Why Filing Your Tax Return Before the Deadline in Canada Matters

Filing your tax return on time is a critical part of managing your financial health in Canada. Each year, the Canada Revenue Agency (CRA) sets strict deadlines for individuals, businesses, and self-employed individuals to submit their tax returns. For most Canadians, the filing deadline is April 30. If you are self-employed, you have until June 15 to file, but any balance owed must still be paid by April 30.

Avoid Late Filing Penalties
One of the most compelling reasons to file your taxes before the deadline is to avoid late filing penalties.
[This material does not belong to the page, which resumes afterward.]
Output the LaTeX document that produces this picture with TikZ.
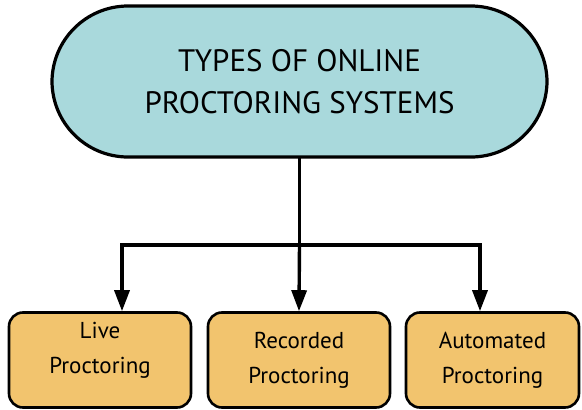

The CRA imposes a penalty of 5% on your balance owing, plus 1% for each additional month your return is late, up to a maximum of 12 months. Repeat offenders may face even higher penalties. Filing on time eliminates this unnecessary financial burden.

Receive Your Refund Faster
If you’re eligible for a tax refund, filing before the deadline ensures you receive it as quickly as possible. Early filers can expect faster processing times, which means the funds can be put to work sooner, whether for savings, investments, or paying off debts.

Stay Eligible for Benefits
Many government benefits, such as the Canada Child Benefit (CCB) or GST/HST credits, rely on your filed tax information to calculate payments. Failing to file on time can result in delays or interruptions in receiving these benefits.

Peace of Mind
Filing early also provides peace of mind. Waiting until the last minute can lead to errors, missed deductions, or forgotten paperwork. By starting early, you have ample time to ensure accuracy and to seek professional advice if needed.

Filing your tax return on time in Canada is more than a legal obligation—it’s a smart financial practice that can save you money, preserve benefits, and give you peace of mind. Don’t wait; start preparing today!